Pandas数据操作归纳总结
2019-08-14 本文已影响0人
Byte猫
Pandas建立在NumPy之上,旨在与许多其他第三方库完美地集成在科学计算环境中。它的两个主要数据结构是Series(1维)和DataFrame(2维)。
一、Pandas数据结构:一维数组(Series)
1、创建Series数组
Series是一个一维的数据类型,其中每一个元素都有一个标签。类似于Numpy中元素带标签的数组。其中,标签可以是数字或者字符串。
import numpy as np
import pandas as pd
# 直接创建
a = pd.Series([1, 2, 5, 6, 8])
print(a)
# 用标量创建
b = pd.Series(5, index = [0,1,2,3])
print(b)
# 从numpy数组创建
data1 = np.array(['a','b', 3, 4])
c = pd.Series(data1, index = ['a','b','c','d'])
print(c)
# 从字典创建
data2 = {'a':1, 'b':2, 'c':3}
d = pd.Series(data2, index = ['a','b','c','d'])
print(d)
2、Series数组的索引
Series对象提供了几种不同的索引方法。
(1)枚举索引
枚举索引按照index值进行索引。
index值默认使用下标,下标总是从0开始的,而且索引值总是数字。
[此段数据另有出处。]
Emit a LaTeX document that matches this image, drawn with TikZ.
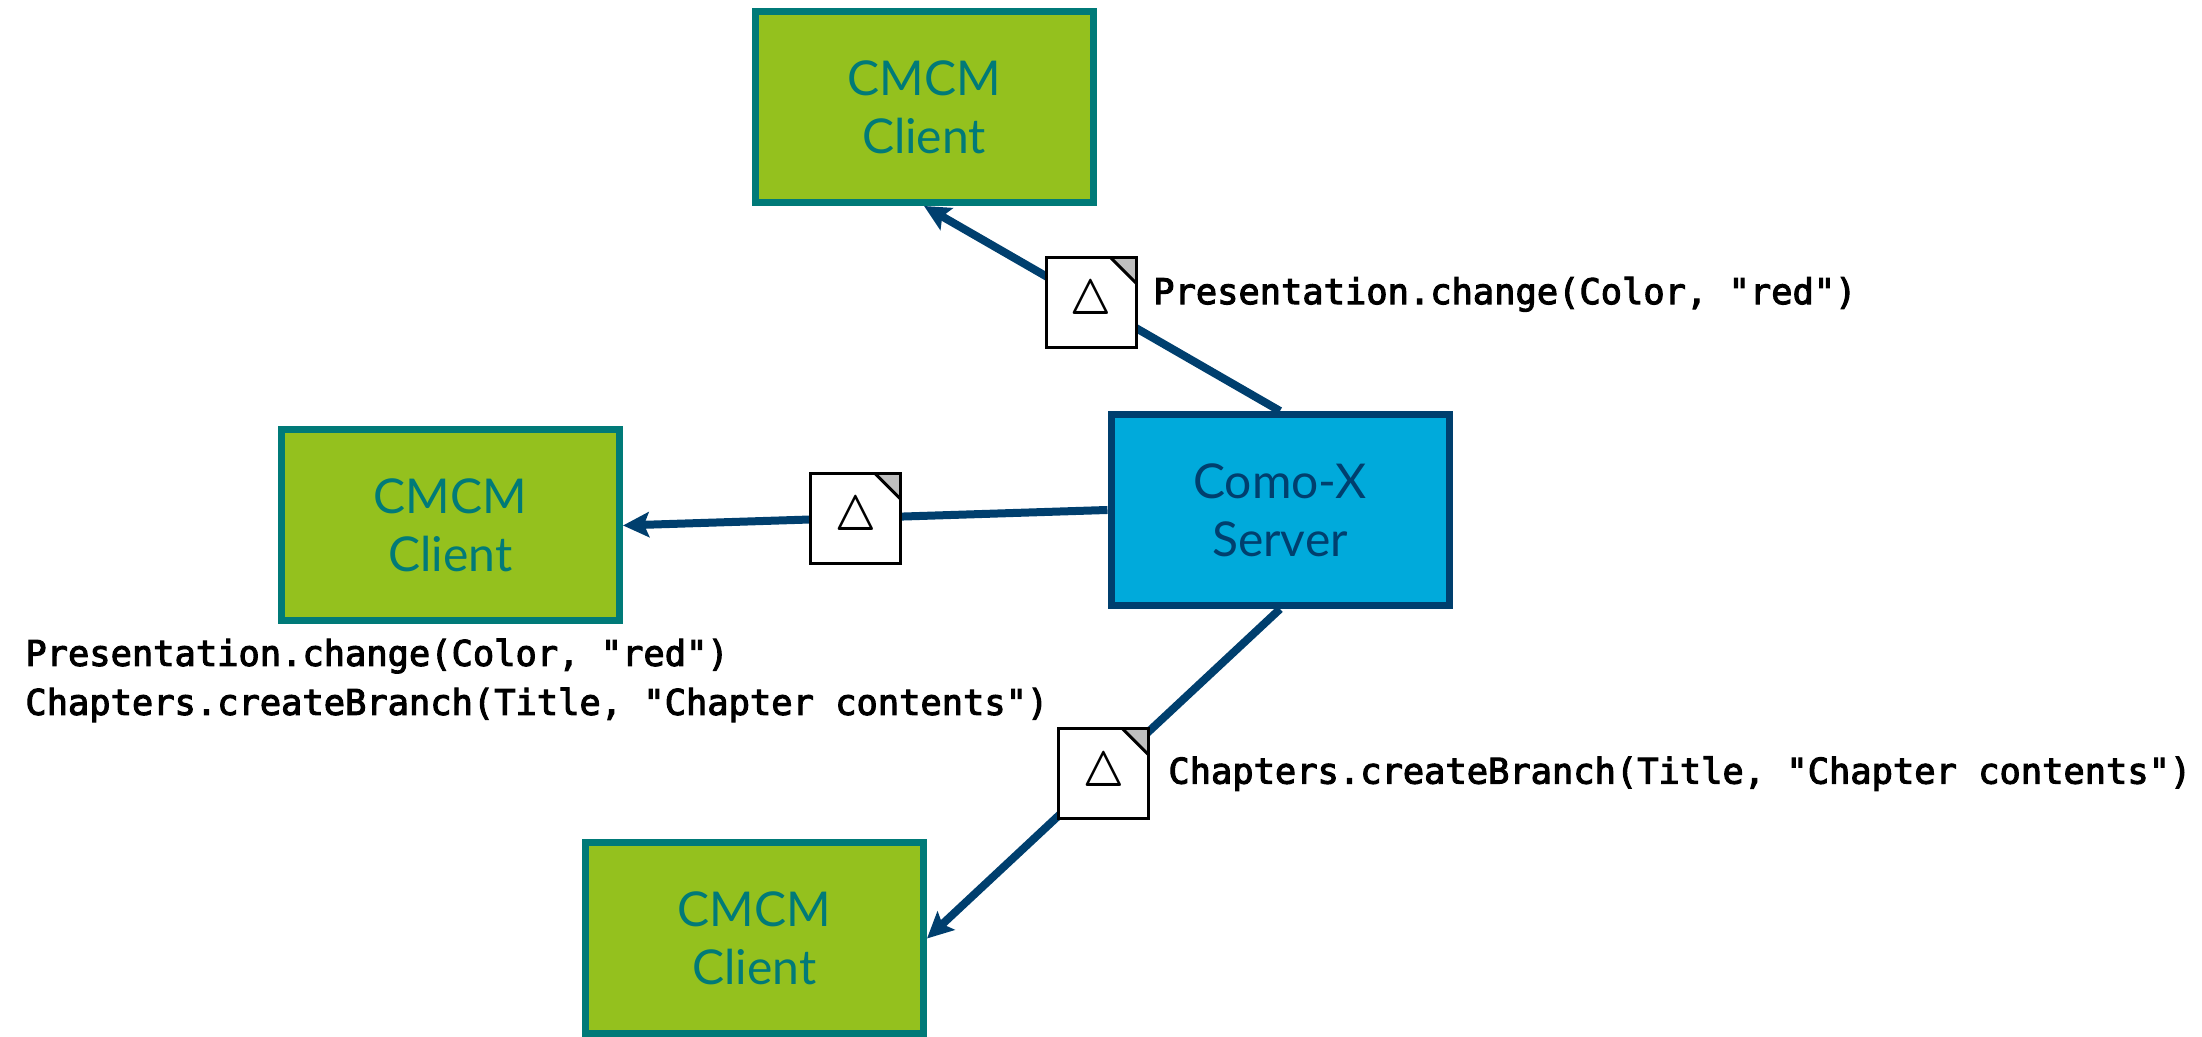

也可以用关键字为index赋值,关键字既可以是数字,也可以是字符串等。
import numpy as np
import pandas as pd
# 使用下标作为index(默认)
a = pd.Series([1, 2, 5, 6, 8])
print(a.index)
print(a.values) # [1 2 5 6 8]
print(a[4]) # 8
print(a[[1,3]].values) # [2, 6]
# 使用关键字作为index
b = pd.Series([1, 2, 5, 6, 8], index = [1, 2, 'k', 'j', 'k'])
print(b.index)
print(b.values) # [1 2 5 6 8]
print(b[4]) # 优先查找关键字如果没有匹配的关键字则按照下标查
print(b[[2,'j']].values) # [2, 6]
print(b[[2,'k']].values) # [2 5 8]
(2)布尔索引
import numpy as np
import pandas as pd
# 使用布尔索引
a = pd.Series([1, 2, 5, 6, 8], index=['a', 'b', 'c', 'd', 'd'])
print(a.index)
print(a.values) # [1 2 5 6 8]
print(a>3) # False False True True True
print(a[a>3].values) # [5 6 8]
(3)切片索引
切片索引使用的是下标,不会受到index的影响
import numpy as np
import pandas as pd
a = pd.Series([1, 2, 5, 6, 8])
print(a[1:3].values) # [2 5]
b = pd.Series([1, 2, 5, 6, 8], index = [1, 2, 3, 4, 5])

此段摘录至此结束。